• _Provided data_

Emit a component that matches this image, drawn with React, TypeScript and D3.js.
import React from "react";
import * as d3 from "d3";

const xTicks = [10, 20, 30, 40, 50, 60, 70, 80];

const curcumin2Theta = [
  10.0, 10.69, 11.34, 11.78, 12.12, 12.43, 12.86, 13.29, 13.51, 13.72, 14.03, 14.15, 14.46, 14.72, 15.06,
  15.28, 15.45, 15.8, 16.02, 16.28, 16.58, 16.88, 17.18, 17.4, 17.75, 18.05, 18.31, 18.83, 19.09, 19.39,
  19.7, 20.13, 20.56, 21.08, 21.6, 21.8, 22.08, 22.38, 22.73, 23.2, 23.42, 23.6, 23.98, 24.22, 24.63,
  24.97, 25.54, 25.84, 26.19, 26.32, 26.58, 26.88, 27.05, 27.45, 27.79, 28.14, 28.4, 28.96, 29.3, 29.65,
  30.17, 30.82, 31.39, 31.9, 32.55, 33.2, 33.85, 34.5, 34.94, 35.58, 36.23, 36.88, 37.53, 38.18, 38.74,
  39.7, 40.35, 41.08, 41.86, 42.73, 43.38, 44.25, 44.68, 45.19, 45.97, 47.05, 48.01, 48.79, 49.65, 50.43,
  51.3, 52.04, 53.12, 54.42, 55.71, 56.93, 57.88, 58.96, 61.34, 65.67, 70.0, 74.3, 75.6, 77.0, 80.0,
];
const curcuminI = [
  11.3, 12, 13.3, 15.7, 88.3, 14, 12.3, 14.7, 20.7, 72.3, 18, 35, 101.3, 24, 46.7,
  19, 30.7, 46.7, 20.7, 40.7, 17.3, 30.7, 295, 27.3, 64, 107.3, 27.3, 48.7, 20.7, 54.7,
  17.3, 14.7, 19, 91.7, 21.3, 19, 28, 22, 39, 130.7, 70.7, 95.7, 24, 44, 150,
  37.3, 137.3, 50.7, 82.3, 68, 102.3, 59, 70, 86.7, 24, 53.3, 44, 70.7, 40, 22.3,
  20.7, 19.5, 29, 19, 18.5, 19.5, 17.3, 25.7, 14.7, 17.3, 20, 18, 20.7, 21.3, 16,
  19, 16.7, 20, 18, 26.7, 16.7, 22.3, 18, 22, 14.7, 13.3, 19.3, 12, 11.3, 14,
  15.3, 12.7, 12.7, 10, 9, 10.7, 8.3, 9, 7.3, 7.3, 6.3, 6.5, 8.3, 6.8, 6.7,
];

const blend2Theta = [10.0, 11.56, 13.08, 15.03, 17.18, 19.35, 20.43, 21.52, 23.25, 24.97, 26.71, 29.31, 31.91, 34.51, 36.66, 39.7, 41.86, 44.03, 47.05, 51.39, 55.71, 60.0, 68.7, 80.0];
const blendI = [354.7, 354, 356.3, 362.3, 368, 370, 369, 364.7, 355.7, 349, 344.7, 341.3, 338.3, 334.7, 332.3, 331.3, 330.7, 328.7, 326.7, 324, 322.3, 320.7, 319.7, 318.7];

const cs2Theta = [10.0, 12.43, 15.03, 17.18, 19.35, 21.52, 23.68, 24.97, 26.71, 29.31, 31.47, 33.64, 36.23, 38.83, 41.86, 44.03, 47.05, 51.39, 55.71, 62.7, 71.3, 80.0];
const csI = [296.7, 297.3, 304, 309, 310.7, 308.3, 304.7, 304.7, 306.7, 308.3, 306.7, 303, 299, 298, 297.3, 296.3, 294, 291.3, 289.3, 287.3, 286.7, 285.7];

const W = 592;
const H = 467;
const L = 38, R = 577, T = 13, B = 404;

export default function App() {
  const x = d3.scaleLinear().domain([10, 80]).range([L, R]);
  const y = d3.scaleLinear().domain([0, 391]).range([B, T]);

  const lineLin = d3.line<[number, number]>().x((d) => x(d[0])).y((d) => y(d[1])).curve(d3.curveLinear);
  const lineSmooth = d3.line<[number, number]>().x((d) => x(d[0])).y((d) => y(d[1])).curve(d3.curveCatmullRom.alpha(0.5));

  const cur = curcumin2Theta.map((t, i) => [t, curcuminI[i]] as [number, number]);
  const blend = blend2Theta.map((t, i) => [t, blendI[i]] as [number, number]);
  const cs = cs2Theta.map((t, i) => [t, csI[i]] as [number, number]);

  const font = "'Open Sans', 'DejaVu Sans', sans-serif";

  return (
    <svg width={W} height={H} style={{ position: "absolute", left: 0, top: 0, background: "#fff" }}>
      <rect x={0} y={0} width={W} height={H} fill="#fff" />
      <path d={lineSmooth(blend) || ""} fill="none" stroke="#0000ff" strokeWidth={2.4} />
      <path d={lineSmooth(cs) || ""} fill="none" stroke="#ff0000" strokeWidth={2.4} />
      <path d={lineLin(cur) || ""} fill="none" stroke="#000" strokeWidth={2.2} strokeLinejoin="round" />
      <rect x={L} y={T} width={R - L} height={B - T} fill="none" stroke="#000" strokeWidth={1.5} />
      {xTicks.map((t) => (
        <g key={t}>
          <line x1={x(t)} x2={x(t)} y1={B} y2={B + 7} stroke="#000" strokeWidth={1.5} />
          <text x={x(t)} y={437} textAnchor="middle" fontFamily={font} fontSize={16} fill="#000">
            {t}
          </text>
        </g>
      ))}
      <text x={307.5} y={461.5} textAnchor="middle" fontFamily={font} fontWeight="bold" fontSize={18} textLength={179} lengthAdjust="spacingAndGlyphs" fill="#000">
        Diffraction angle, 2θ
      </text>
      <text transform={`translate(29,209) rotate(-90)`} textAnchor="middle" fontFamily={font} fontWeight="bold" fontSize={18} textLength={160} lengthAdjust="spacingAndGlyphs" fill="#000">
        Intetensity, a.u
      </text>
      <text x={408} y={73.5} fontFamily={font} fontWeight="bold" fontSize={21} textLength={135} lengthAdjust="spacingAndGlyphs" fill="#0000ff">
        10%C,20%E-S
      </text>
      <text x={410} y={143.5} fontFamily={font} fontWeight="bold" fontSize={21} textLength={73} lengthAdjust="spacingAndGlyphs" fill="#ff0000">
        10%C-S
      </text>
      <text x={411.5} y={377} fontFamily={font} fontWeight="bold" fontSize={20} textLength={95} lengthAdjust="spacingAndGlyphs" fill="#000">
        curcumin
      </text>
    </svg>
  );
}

• _Written task_
Write the whole listing out again. Keep every line exactly as it is.

• _Answer to this exercise_
Emit a component that matches this image, drawn with React, TypeScript and D3.js.
import React from "react";
import * as d3 from "d3";

const xTicks = [10, 20, 30, 40, 50, 60, 70, 80];

const curcumin2Theta = [
  10.0, 10.69, 11.34, 11.78, 12.12, 12.43, 12.86, 13.29, 13.51, 13.72, 14.03, 14.15, 14.46, 14.72, 15.06,
  15.28, 15.45, 15.8, 16.02, 16.28, 16.58, 16.88, 17.18, 17.4, 17.75, 18.05, 18.31, 18.83, 19.09, 19.39,
  19.7, 20.13, 20.56, 21.08, 21.6, 21.8, 22.08, 22.38, 22.73, 23.2, 23.42, 23.6, 23.98, 24.22, 24.63,
  24.97, 25.54, 25.84, 26.19, 26.32, 26.58, 26.88, 27.05, 27.45, 27.79, 28.14, 28.4, 28.96, 29.3, 29.65,
  30.17, 30.82, 31.39, 31.9, 32.55, 33.2, 33.85, 34.5, 34.94, 35.58, 36.23, 36.88, 37.53, 38.18, 38.74,
  39.7, 40.35, 41.08, 41.86, 42.73, 43.38, 44.25, 44.68, 45.19, 45.97, 47.05, 48.01, 48.79, 49.65, 50.43,
  51.3, 52.04, 53.12, 54.42, 55.71, 56.93, 57.88, 58.96, 61.34, 65.67, 70.0, 74.3, 75.6, 77.0, 80.0,
];
const curcuminI = [
  11.3, 12, 13.3, 15.7, 88.3, 14, 12.3, 14.7, 20.7, 72.3, 18, 35, 101.3, 24, 46.7,
  19, 30.7, 46.7, 20.7, 40.7, 17.3, 30.7, 295, 27.3, 64, 107.3, 27.3, 48.7, 20.7, 54.7,
  17.3, 14.7, 19, 91.7, 21.3, 19, 28, 22, 39, 130.7, 70.7, 95.7, 24, 44, 150,
  37.3, 137.3, 50.7, 82.3, 68, 102.3, 59, 70, 86.7, 24, 53.3, 44, 70.7, 40, 22.3,
  20.7, 19.5, 29, 19, 18.5, 19.5, 17.3, 25.7, 14.7, 17.3, 20, 18, 20.7, 21.3, 16,
  19, 16.7, 20, 18, 26.7, 16.7, 22.3, 18, 22, 14.7, 13.3, 19.3, 12, 11.3, 14,
  15.3, 12.7, 12.7, 10, 9, 10.7, 8.3, 9, 7.3, 7.3, 6.3, 6.5, 8.3, 6.8, 6.7,
];

const blend2Theta = [10.0, 11.56, 13.08, 15.03, 17.18, 19.35, 20.43, 21.52, 23.25, 24.97, 26.71, 29.31, 31.91, 34.51, 36.66, 39.7, 41.86, 44.03, 47.05, 51.39, 55.71, 60.0, 68.7, 80.0];
const blendI = [354.7, 354, 356.3, 362.3, 368, 370, 369, 364.7, 355.7, 349, 344.7, 341.3, 338.3, 334.7, 332.3, 331.3, 330.7, 328.7, 326.7, 324, 322.3, 320.7, 319.7, 318.7];

const cs2Theta = [10.0, 12.43, 15.03, 17.18, 19.35, 21.52, 23.68, 24.97, 26.71, 29.31, 31.47, 33.64, 36.23, 38.83, 41.86, 44.03, 47.05, 51.39, 55.71, 62.7, 71.3, 80.0];
const csI = [296.7, 297.3, 304, 309, 310.7, 308.3, 304.7, 304.7, 306.7, 308.3, 306.7, 303, 299, 298, 297.3, 296.3, 294, 291.3, 289.3, 287.3, 286.7, 285.7];

const W = 592;
const H = 467;
const L = 38, R = 577, T = 13, B = 404;

export default function App() {
  const x = d3.scaleLinear().domain([10, 80]).range([L, R]);
  const y = d3.scaleLinear().domain([0, 391]).range([B, T]);

  const lineLin = d3.line<[number, number]>().x((d) => x(d[0])).y((d) => y(d[1])).curve(d3.curveLinear);
  const lineSmooth = d3.line<[number, number]>().x((d) => x(d[0])).y((d) => y(d[1])).curve(d3.curveCatmullRom.alpha(0.5));

  const cur = curcumin2Theta.map((t, i) => [t, curcuminI[i]] as [number, number]);
  const blend = blend2Theta.map((t, i) => [t, blendI[i]] as [number, number]);
  const cs = cs2Theta.map((t, i) => [t, csI[i]] as [number, number]);

  const font = "'Open Sans', 'DejaVu Sans', sans-serif";

  return (
    <svg width={W} height={H} style={{ position: "absolute", left: 0, top: 0, background: "#fff" }}>
      <rect x={0} y={0} width={W} height={H} fill="#fff" />
      <path d={lineSmooth(blend) || ""} fill="none" stroke="#0000ff" strokeWidth={2.4} />
      <path d={lineSmooth(cs) || ""} fill="none" stroke="#ff0000" strokeWidth={2.4} />
      <path d={lineLin(cur) || ""} fill="none" stroke="#000" strokeWidth={2.2} strokeLinejoin="round" />
      <rect x={L} y={T} width={R - L} height={B - T} fill="none" stroke="#000" strokeWidth={1.5} />
      {xTicks.map((t) => (
        <g key={t}>
          <line x1={x(t)} x2={x(t)} y1={B} y2={B + 7} stroke="#000" strokeWidth={1.5} />
          <text x={x(t)} y={437} textAnchor="middle" fontFamily={font} fontSize={16} fill="#000">
            {t}
          </text>
        </g>
      ))}
      <text x={307.5} y={461.5} textAnchor="middle" fontFamily={font} fontWeight="bold" fontSize={18} textLength={179} lengthAdjust="spacingAndGlyphs" fill="#000">
        Diffraction angle, 2θ
      </text>
      <text transform={`translate(29,209) rotate(-90)`} textAnchor="middle" fontFamily={font} fontWeight="bold" fontSize={18} textLength={160} lengthAdjust="spacingAndGlyphs" fill="#000">
        Intetensity, a.u
      </text>
      <text x={408} y={73.5} fontFamily={font} fontWeight="bold" fontSize={21} textLength={135} lengthAdjust="spacingAndGlyphs" fill="#0000ff">
        10%C,20%E-S
      </text>
      <text x={410} y={143.5} fontFamily={font} fontWeight="bold" fontSize={21} textLength={73} lengthAdjust="spacingAndGlyphs" fill="#ff0000">
        10%C-S
      </text>
      <text x={411.5} y={377} fontFamily={font} fontWeight="bold" fontSize={20} textLength={95} lengthAdjust="spacingAndGlyphs" fill="#000">
        curcumin
      </text>
    </svg>
  );
}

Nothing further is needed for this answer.